▶ [THE REQUEST]:
In this exercise, print only the lines of the records below from the one with "Rebuild this chart" through the one with "after_err = [4.0, 0.6]", inclusive. Pictures are not part of the copy.

------------------------------

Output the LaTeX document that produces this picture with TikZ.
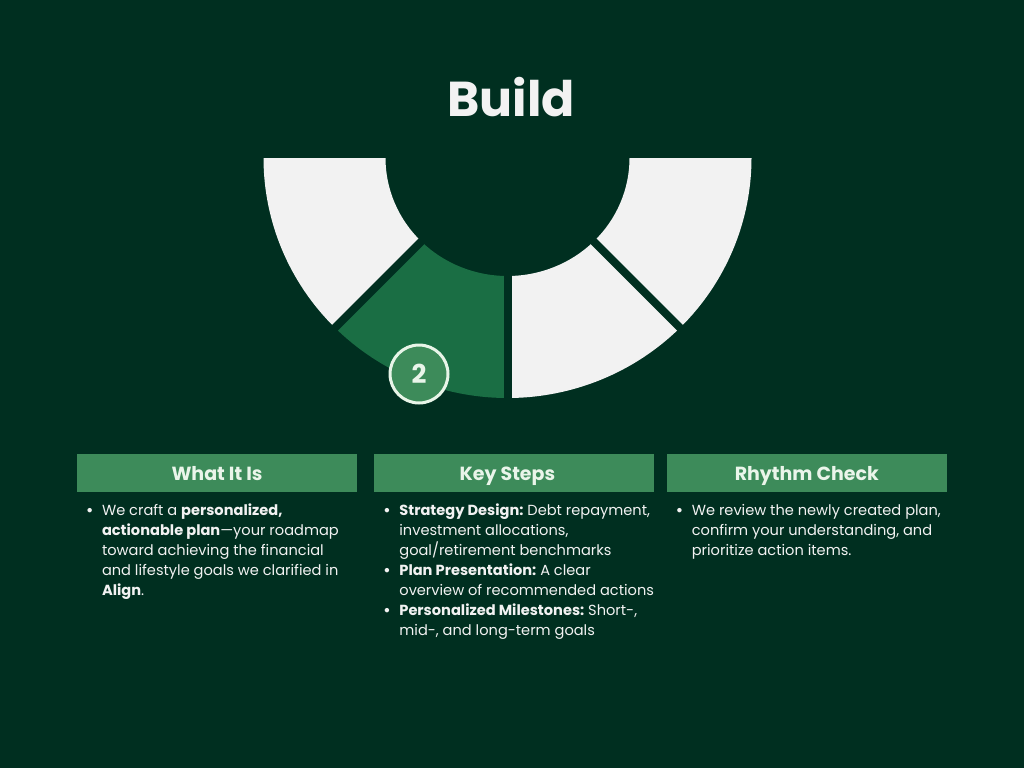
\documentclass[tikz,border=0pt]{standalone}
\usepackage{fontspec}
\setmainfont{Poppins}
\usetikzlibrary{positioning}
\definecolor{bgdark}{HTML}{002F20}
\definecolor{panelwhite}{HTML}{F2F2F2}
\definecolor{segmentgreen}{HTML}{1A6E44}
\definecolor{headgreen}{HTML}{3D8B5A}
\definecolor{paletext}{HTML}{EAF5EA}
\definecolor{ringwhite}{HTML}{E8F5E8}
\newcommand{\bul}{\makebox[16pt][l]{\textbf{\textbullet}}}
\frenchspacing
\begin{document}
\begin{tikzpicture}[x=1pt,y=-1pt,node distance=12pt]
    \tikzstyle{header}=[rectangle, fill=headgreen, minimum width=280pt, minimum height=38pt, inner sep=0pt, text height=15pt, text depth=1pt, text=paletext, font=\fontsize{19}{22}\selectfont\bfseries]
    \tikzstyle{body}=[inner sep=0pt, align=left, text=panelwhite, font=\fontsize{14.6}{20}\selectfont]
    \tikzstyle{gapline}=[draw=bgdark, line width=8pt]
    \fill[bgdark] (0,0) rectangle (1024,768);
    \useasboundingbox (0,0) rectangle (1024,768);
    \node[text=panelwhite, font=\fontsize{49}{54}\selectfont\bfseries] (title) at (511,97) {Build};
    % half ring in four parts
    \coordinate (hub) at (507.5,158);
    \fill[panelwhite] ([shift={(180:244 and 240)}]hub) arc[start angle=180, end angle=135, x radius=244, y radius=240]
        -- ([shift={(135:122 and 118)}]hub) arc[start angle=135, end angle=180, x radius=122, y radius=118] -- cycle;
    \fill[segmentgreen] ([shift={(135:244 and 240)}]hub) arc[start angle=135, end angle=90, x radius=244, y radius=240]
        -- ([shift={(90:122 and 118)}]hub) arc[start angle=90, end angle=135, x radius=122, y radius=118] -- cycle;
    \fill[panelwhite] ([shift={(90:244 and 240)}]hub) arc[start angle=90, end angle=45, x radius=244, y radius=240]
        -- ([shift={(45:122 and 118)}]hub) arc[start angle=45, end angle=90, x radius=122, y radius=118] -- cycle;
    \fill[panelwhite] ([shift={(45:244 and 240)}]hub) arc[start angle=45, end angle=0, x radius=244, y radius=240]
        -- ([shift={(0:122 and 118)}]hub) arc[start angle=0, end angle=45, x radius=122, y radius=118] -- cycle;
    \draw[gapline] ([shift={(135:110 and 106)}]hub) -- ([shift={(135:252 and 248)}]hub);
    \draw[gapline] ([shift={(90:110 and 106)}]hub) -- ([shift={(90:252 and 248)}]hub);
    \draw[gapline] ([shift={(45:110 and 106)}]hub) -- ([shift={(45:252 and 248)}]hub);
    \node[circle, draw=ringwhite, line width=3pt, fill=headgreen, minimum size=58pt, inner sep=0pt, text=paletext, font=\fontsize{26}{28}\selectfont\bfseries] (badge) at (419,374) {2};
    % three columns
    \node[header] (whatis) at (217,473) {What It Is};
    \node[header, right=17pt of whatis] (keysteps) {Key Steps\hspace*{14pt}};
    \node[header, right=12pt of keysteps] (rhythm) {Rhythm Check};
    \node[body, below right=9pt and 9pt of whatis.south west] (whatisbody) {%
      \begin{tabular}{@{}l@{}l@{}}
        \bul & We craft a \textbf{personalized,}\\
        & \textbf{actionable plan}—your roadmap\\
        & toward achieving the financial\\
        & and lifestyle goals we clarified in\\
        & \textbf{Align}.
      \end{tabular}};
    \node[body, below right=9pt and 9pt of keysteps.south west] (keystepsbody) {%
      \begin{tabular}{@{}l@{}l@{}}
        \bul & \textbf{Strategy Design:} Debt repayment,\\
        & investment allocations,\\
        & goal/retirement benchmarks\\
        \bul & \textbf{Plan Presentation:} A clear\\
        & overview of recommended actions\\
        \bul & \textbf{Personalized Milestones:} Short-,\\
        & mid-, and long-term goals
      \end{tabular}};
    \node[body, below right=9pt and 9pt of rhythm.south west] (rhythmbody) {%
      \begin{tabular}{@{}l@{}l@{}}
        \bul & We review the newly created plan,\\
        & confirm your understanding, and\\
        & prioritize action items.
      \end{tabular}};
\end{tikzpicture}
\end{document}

------------------------------

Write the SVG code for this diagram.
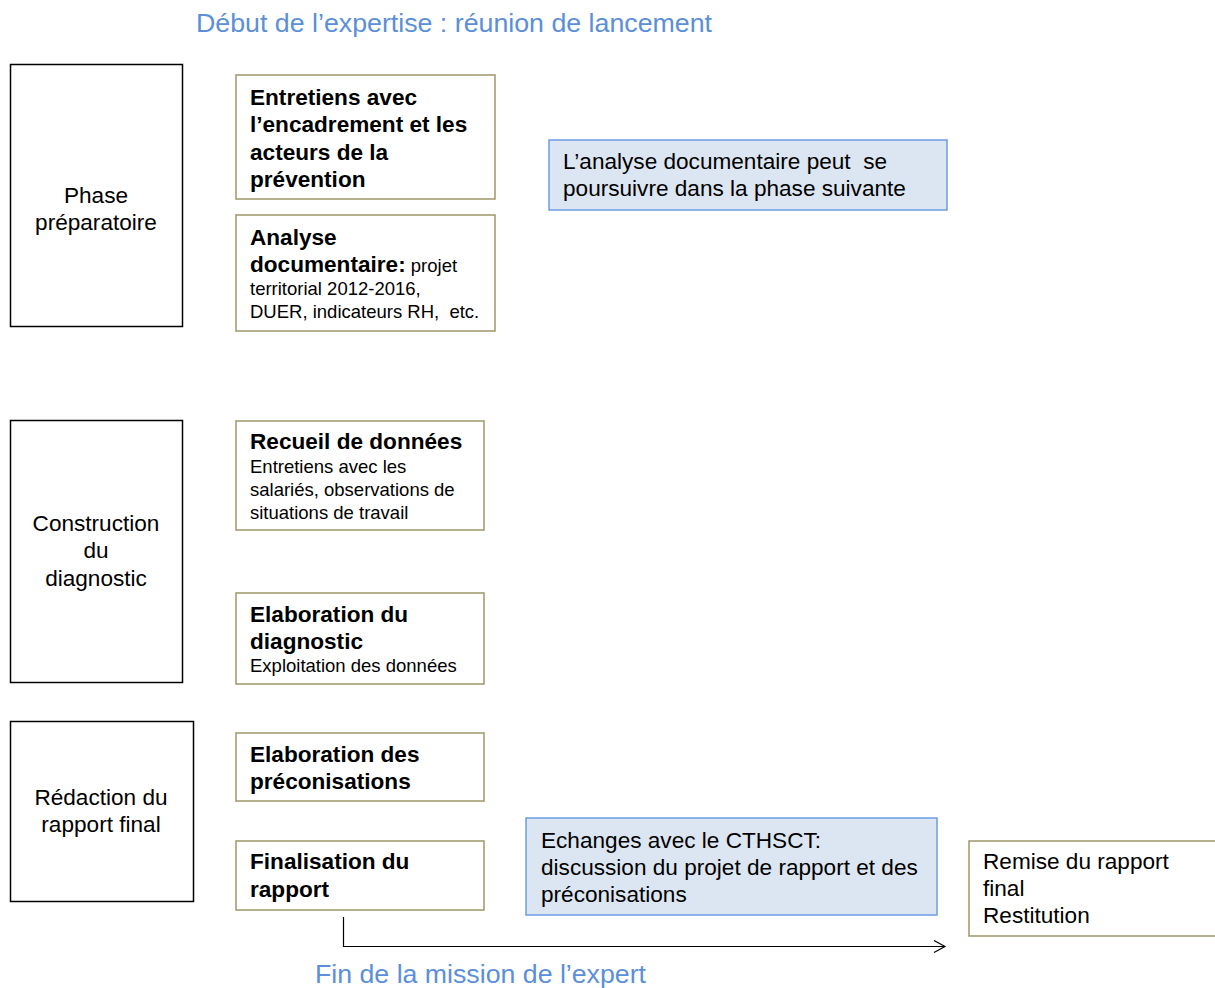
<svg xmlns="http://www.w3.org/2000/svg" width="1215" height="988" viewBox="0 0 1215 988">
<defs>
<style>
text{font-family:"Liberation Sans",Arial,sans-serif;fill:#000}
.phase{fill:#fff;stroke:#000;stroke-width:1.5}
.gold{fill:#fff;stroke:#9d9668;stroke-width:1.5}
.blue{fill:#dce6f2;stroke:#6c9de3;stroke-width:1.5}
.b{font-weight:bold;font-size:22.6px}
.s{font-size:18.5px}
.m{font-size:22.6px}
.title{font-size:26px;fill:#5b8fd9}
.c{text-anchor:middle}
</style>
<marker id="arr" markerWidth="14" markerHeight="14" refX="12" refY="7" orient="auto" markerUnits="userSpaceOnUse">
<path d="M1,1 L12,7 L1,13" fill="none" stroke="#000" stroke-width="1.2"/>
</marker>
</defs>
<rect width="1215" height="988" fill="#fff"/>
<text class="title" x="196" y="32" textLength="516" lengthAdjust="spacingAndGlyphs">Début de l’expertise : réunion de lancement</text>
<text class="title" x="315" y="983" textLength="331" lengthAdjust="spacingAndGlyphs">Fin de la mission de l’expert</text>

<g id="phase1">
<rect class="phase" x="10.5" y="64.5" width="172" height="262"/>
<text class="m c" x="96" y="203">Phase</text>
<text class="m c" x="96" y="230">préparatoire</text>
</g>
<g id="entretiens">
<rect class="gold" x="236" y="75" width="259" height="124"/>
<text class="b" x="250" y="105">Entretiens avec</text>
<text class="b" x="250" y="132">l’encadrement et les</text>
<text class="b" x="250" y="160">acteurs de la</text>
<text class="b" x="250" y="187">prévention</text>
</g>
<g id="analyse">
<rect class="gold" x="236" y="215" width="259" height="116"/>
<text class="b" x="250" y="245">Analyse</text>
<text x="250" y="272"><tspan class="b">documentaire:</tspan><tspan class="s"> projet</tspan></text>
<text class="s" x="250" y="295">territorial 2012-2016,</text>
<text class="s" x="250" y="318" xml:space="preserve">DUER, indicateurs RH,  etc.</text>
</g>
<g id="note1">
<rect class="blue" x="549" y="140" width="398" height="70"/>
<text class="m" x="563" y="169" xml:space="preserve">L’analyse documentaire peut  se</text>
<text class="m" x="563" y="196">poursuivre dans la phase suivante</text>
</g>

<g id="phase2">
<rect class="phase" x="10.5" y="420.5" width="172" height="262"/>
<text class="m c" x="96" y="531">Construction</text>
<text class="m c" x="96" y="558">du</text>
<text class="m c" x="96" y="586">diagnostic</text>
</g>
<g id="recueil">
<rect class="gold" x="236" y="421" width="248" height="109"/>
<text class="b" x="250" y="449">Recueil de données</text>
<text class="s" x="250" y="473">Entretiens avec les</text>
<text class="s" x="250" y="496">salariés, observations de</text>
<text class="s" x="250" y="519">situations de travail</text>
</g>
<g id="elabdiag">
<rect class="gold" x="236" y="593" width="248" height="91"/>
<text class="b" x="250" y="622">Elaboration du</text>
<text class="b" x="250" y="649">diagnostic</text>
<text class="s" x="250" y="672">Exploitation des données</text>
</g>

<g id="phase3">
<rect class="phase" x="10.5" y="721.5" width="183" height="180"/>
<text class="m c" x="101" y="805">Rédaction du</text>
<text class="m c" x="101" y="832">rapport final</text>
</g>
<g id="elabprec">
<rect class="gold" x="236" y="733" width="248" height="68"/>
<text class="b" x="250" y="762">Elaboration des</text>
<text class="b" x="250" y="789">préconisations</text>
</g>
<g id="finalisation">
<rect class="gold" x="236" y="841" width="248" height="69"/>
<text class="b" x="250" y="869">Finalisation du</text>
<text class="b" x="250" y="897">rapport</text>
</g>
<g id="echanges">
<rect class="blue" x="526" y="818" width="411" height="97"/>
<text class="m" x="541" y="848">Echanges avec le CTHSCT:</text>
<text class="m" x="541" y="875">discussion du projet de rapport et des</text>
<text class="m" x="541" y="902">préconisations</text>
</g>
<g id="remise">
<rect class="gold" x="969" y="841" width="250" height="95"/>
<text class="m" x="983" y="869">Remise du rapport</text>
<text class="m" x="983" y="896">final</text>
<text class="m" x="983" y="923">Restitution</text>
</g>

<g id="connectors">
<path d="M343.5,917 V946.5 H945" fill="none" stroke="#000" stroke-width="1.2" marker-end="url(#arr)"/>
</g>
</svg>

------------------------------

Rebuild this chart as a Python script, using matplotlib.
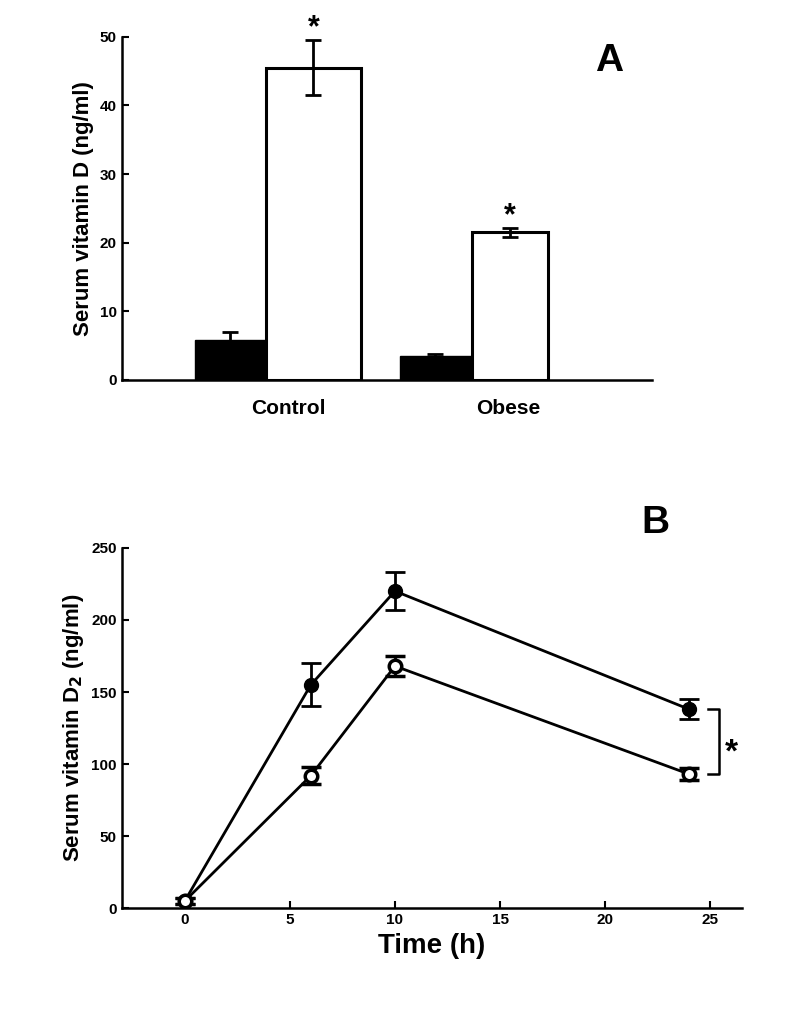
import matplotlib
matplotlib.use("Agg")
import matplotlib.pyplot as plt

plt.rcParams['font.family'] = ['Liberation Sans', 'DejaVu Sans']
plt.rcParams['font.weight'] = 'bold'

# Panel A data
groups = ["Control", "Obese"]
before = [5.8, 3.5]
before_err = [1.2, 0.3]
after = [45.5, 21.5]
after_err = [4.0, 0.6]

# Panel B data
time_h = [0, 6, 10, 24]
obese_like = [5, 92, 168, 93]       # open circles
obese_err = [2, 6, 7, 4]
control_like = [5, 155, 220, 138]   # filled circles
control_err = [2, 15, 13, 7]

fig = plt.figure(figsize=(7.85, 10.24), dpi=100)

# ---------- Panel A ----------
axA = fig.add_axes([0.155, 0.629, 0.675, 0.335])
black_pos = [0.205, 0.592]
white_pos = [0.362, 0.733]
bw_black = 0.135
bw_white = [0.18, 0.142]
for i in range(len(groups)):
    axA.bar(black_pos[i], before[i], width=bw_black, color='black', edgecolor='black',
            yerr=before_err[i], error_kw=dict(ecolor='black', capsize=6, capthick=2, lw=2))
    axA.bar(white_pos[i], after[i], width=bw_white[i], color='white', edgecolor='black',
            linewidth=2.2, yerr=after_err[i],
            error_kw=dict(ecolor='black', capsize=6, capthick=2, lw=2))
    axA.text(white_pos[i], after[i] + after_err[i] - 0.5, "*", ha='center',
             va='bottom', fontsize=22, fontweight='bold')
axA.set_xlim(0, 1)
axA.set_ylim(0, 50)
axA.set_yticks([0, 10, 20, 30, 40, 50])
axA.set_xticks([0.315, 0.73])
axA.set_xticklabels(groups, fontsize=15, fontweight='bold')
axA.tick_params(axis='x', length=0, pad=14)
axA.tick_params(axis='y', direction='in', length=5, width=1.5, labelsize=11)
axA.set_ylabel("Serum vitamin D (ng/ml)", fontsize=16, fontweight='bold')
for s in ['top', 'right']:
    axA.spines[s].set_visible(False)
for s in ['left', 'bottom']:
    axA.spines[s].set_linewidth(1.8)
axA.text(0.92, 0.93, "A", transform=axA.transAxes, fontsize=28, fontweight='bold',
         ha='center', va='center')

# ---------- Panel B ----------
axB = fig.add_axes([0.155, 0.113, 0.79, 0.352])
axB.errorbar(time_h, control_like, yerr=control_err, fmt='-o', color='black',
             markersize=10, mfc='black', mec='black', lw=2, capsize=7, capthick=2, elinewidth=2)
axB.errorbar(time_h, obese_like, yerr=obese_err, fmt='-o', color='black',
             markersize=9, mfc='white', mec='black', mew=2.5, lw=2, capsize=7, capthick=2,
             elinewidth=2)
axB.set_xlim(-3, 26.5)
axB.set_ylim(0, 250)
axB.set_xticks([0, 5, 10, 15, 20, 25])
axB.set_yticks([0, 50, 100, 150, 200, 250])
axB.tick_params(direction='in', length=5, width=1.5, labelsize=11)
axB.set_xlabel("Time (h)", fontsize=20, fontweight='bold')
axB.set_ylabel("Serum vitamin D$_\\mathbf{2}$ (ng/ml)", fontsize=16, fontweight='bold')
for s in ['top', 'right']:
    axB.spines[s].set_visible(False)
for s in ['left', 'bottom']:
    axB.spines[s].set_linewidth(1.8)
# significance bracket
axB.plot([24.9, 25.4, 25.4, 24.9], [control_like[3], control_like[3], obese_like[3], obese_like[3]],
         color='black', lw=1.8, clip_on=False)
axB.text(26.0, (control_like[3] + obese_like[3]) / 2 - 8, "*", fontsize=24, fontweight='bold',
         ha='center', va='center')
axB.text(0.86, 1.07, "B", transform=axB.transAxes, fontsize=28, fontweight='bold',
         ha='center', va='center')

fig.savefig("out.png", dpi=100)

------------------------------

▶ [WRITTEN SOLUTION]:
Rebuild this chart as a Python script, using matplotlib.
import matplotlib
matplotlib.use("Agg")
import matplotlib.pyplot as plt

plt.rcParams['font.family'] = ['Liberation Sans', 'DejaVu Sans']
plt.rcParams['font.weight'] = 'bold'

# Panel A data
groups = ["Control", "Obese"]
before = [5.8, 3.5]
before_err = [1.2, 0.3]
after = [45.5, 21.5]
after_err = [4.0, 0.6]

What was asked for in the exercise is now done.